O nome do canadiano Denis Côté não é desconhecido por cá, apesar de Vic e Flo Viram um Urso, sétima longa de uma carreira iniciada em 2005, ser o seu primeiro filme a chegar ao circuito comercial: desde a sua estreia com Les États nordiques, a sua obra, alternando ficção e documentário, tem circulado pelo IndieLisboa, e há alguns meses foi alvo de retrospectiva na Cinemateca Portuguesa por ocasião do Cinecoa. Tudo isto para dizer que Vic e Flo Viram um Urso será muito provavelmente a mais “acessível” das suas longas-metragens, bem como a mais fácil de “encaixar” numa gaveta.
Em quase todas as suas ficções, Côté trabalha a partir de fórmulas de género. Aqui, ele pega na trama clássica do filme policial (o ex-presidiário perseguido pelo passado) e opera uma transformação em meditação excêntrica sobre (lá está...) as gavetas. O seu ex-presidiário é aqui uma ex-presidiária bissexual (a comediante canadiana Pierrette Robitaille), que foi viver com a namorada bissexual e ela também acabada de sair da prisão (Romane Bohringer) nos confins do Quebec rural.
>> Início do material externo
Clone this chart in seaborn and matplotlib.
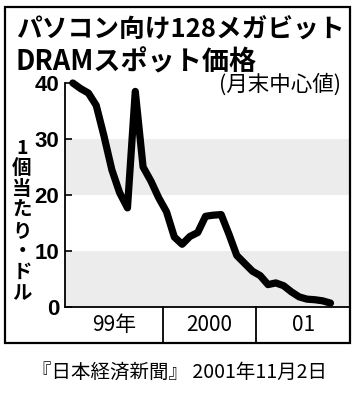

O passado persegue-a na forma de uma psicopata que se define como “uma bruta do caraças” e de um agente de liberdade condicional “gay mas mignon”. Daqui resulta uma espécie de “gótico canadiano” escarninho e fatalista, estilizado e subversivo, comentário lúdico e homenagem sincera ao cinema de género, apoiado na cumplicidade evidente entre duas actrizes que se entregam com prazer ao jogo de Côté.
Com a vantagem de nunca subverter apenas pela subversão - há sempre um motivo para as guinadas aparentemente excêntricas do guião - e de encenar o idílio rural de Vic e Flo, sempre com o “urso” à espreita, como uma fábula triste passiva-agressiva ou um conto de fadas simultaneamente inquietante e desopilante, mas nunca convencional. É verdade que há momentos em que Côté parece fazer demasiada questão de desorientar o espectador - mas para quem não conhece o cinema do antigo crítico canadiano, Vic e Flo Viram um Urso é uma muito recomendável “súmula” e “introdução”.